Beijing Action Plan (2025-2027)
China has made a two year action plan to expand its global influence through FOCAC. The latest FOCAC Plan outlines 10 programs, from industrialization and expansion of Chinese free trade zones to police and military cooperation. Last September, the FOCAC meetings were followed by senior Chinese official visits to Kenya, Malawi, Seychelles, Tanzania, South Africa, and Zambia. In November, CCP General Secretary Xi Jinping visited Morocco to gather support for FOCAC’s new program.

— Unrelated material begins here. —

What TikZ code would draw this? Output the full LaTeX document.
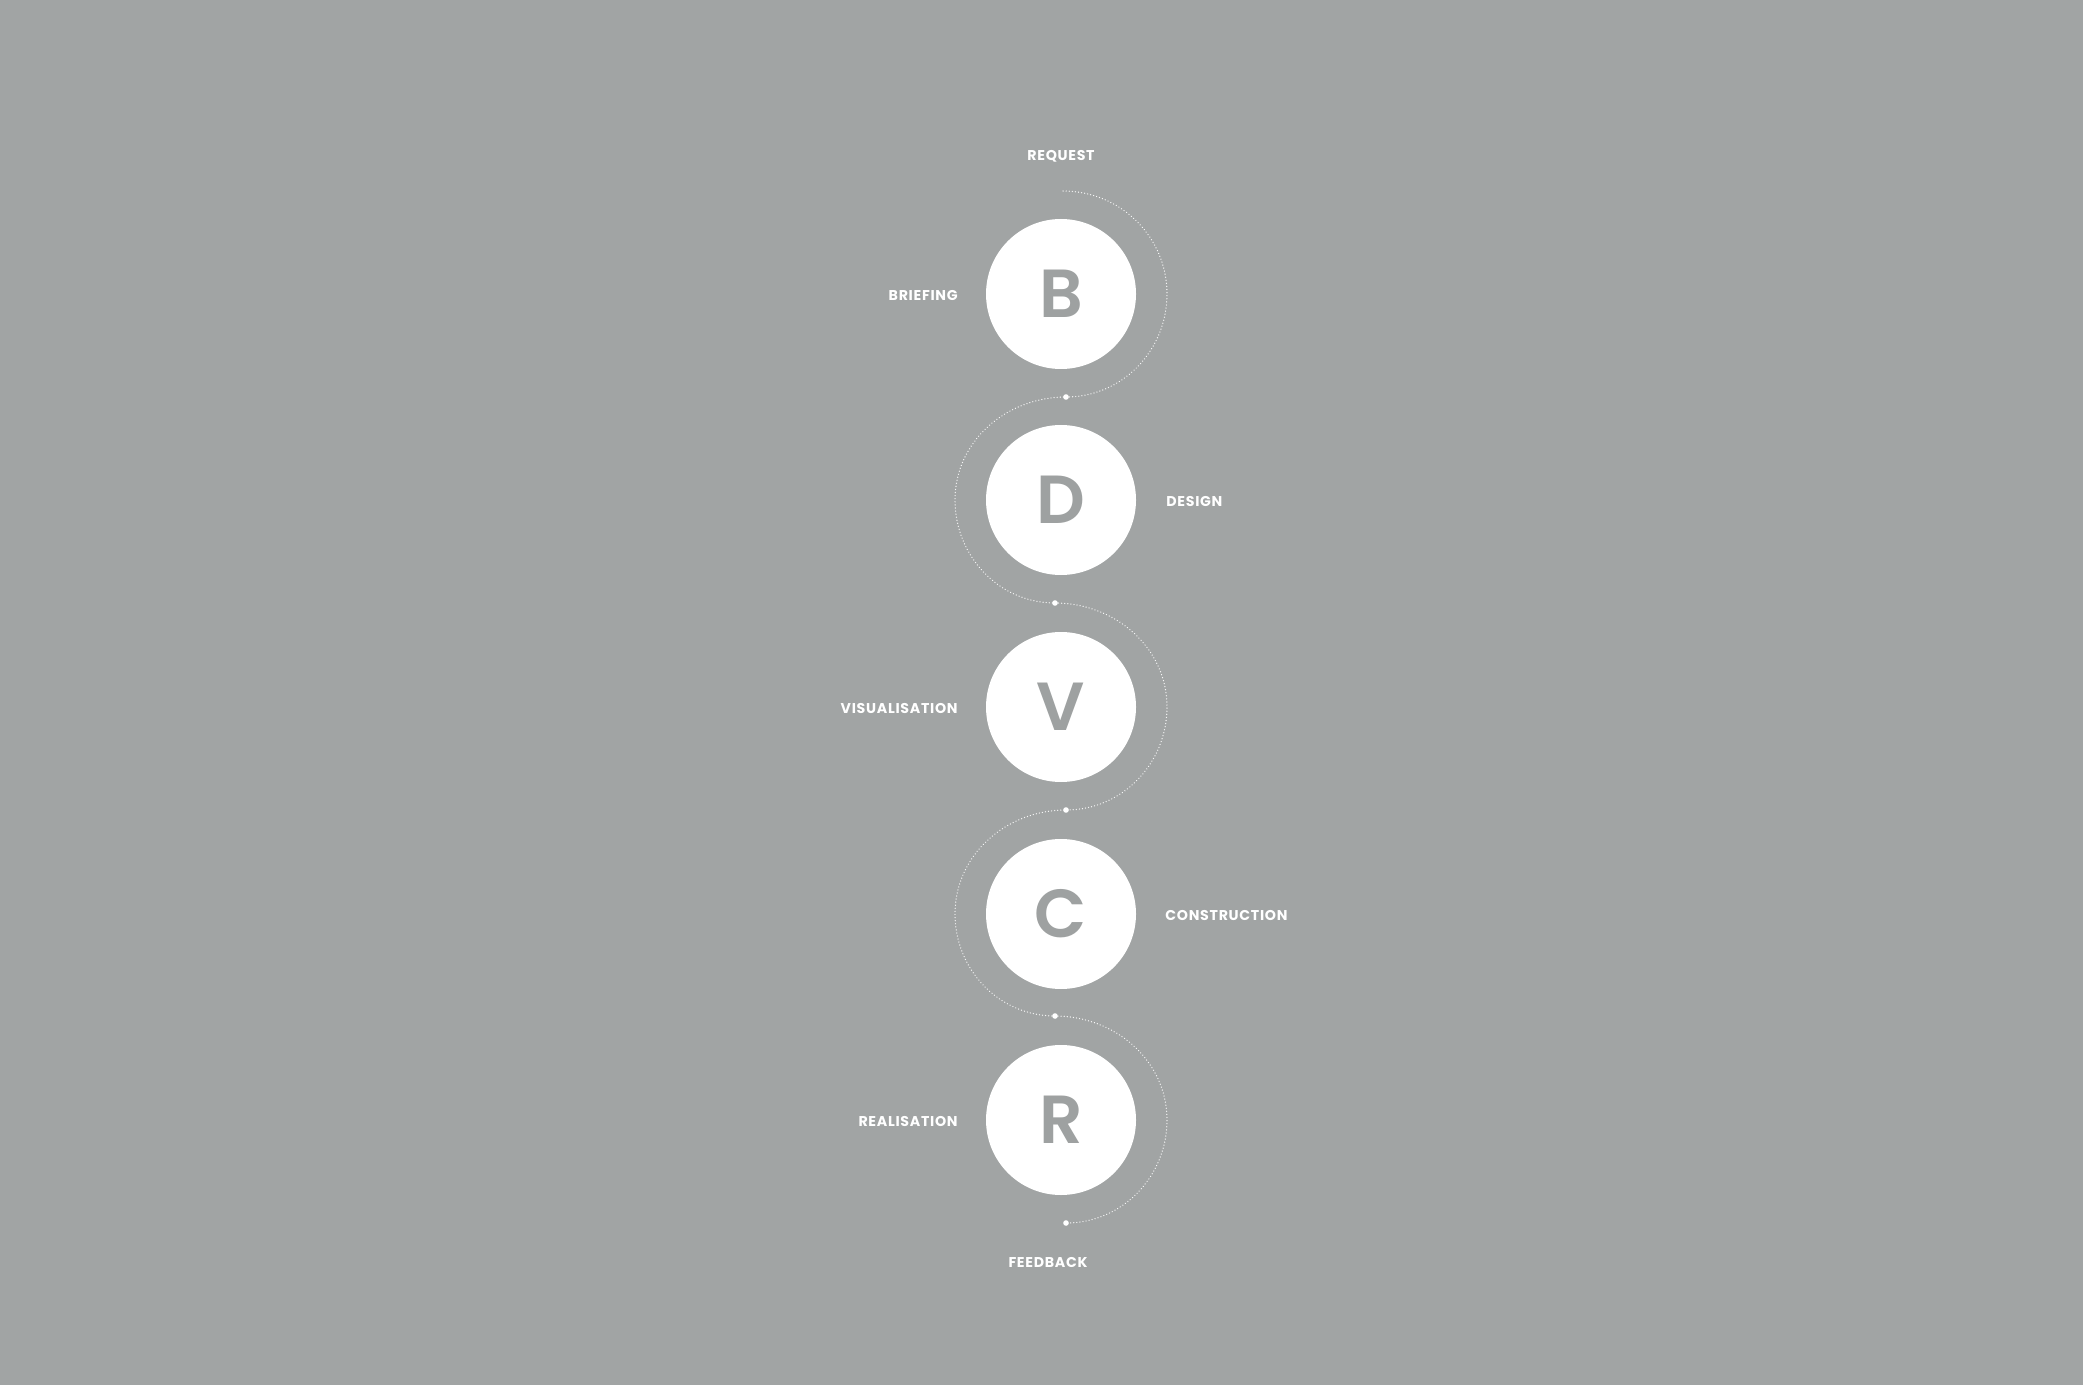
\documentclass[tikz,border=0pt]{standalone}
\usepackage{fontspec}
\newfontfamily\labfont{Poppins}[LetterSpace=5]
\newfontfamily\bigfont{Poppins SemiBold}
\definecolor{bg}{RGB}{161,164,164}
\definecolor{glyph}{RGB}{158,161,161}
\tikzset{
  stage/.style={circle, fill=white, minimum size=75pt, inner sep=0pt,
    text=glyph, font=\bigfont\fontsize{34}{34}\selectfont},
  lab/.style={inner sep=0pt, text=white,
    font=\labfont\bfseries\fontsize{7.1}{7.1}\selectfont},
  wp/.style={circle, fill=white, minimum size=2.8pt, inner sep=0pt},
  flow/.style={white, opacity=0.9, line width=0.65pt, line cap=round,
    dash pattern=on 0.05pt off 1.5pt}
}
\begin{document}
\begin{tikzpicture}[x=0.5pt,y=0.5pt]
\fill[bg] (0,0) rectangle (2083,-1385);
\useasboundingbox (0,0) rectangle (2083,-1385);

% flow path coordinates
\coordinate (s)  at (1063,-191);
\coordinate (e1) at (1167,-294);
\coordinate (d1) at (1066,-397);
\coordinate (e2) at (955,-500);
\coordinate (d2) at (1055,-603);
\coordinate (e3) at (1167,-707);
\coordinate (d3) at (1066,-810);
\coordinate (e4) at (955,-914);
\coordinate (d4) at (1055,-1016);
\coordinate (e5) at (1167,-1120);
\coordinate (d5) at (1066,-1223);

\draw[flow] (s) to[out=0,in=90] (e1) to[out=-90,in=0] (d1)
  to[out=180,in=90] (e2) to[out=-90,in=180] (d2)
  to[out=0,in=90] (e3) to[out=-90,in=0] (d3)
  to[out=180,in=90] (e4) to[out=-90,in=180] (d4)
  to[out=0,in=90] (e5) to[out=-90,in=0] (d5);

\foreach \i in {1,...,5} \node[wp] (w\i) at (d\i) {};

% stages
\node[stage] (B) at (1061,-294) {B};
\node[stage] (D) at (1061,-500) {D};
\node[stage] (V) at (1061,-707) {V};
\node[stage] (C) at (1061,-914) {C};
\node[stage] (R) at (1061,-1120) {R};

% labels
\node[lab] (req) at (1061,-156) {REQUEST};
\node[lab, anchor=east] (bri) at (958,-295) {BRIEFING};
\node[lab, anchor=west] (des) at (1166,-501) {DESIGN};
\node[lab, anchor=east] (vis) at (958,-708) {VISUALISATION};
\node[lab, anchor=west] (con) at (1165,-915) {CONSTRUCTION};
\node[lab, anchor=east] (rea) at (958,-1121) {REALISATION};
\node[lab] (fee) at (1048,-1262) {FEEDBACK};
\end{tikzpicture}
\end{document}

The FOCAC Beijing Action Plan (2025-2027) recommits China and African countries to coordinate their positions in multilateral institutions. The Plan would continue mobilizing African participation in the alternative global institutional architecture that China has created over the past 20 years. African diplomatic support would likewise continue to be leveraged to support China at the United Nations (UN) and other multilateral bodies. The Plan also prioritizes implementing the Global Security Initiative (GSI), Global Development Initiative (GDI), and Global Civilization Initiative (GCI)—a trifecta of concepts underlying China’s effort to advance alternative global norms and practices.
African countries generally strive to maintain cordial ties with China, recognizing the potential benefits these relations can bring. However, China’s initiatives are often viewed as efforts to secure African support for its broader agenda of reshaping global norms. It is time for African leaders to recognize their own geopolitical importance and prioritize their own interests, rather than playing into China’s hands and enabling its global ambitions.